*Task to carry out*: Give the number of lines that include the string "matplotlib", nothing more.

*Provided data*:

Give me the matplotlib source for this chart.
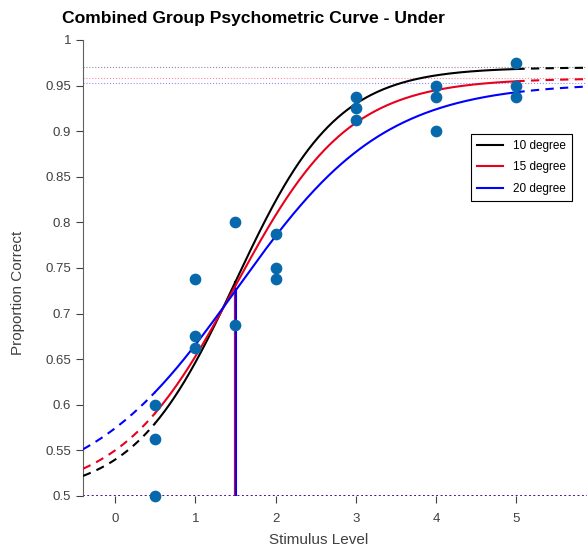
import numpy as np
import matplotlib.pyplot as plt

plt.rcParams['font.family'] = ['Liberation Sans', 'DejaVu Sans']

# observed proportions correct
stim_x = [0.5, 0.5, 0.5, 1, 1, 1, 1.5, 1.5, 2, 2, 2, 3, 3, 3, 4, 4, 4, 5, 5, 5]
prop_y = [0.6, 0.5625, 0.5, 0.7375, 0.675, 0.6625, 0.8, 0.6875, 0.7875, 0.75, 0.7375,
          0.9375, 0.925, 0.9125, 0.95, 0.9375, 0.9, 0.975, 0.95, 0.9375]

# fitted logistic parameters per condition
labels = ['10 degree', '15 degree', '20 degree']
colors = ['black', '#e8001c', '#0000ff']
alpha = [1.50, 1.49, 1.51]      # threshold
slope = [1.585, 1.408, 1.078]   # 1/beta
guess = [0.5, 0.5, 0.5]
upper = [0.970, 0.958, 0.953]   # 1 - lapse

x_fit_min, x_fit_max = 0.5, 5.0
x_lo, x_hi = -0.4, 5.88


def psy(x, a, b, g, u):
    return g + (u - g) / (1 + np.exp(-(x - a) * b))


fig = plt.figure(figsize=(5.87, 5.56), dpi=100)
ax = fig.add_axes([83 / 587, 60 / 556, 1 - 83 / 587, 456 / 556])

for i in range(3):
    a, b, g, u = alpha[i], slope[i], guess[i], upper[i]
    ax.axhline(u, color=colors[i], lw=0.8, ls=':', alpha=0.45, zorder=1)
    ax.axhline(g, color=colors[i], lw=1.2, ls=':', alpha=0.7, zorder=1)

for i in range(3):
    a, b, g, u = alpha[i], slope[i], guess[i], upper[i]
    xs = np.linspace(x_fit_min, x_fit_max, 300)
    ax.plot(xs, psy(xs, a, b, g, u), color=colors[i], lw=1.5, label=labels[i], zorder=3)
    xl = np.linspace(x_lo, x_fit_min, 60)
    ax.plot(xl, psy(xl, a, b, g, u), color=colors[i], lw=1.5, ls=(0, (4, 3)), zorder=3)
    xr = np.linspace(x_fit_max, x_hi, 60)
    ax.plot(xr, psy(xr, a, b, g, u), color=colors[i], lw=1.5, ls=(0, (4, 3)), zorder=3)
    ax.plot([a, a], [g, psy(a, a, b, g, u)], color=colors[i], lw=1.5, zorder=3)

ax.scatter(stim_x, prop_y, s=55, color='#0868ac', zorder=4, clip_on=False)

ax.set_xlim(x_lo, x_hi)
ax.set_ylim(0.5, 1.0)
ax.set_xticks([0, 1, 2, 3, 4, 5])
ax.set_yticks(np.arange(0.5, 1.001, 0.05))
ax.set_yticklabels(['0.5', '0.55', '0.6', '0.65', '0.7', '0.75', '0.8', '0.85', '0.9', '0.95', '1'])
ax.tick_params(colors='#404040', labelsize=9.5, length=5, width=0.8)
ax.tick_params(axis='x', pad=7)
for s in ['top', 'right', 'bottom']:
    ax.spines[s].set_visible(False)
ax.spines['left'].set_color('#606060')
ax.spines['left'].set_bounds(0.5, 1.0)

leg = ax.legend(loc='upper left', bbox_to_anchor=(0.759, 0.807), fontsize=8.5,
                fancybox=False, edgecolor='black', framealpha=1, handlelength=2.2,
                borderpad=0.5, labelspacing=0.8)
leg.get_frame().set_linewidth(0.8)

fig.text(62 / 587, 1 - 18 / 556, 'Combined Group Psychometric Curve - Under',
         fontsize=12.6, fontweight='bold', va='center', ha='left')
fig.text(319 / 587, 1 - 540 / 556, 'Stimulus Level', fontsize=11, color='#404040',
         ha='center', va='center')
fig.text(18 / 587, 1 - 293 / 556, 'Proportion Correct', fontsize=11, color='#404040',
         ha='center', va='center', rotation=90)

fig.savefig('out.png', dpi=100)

*Output below*: 2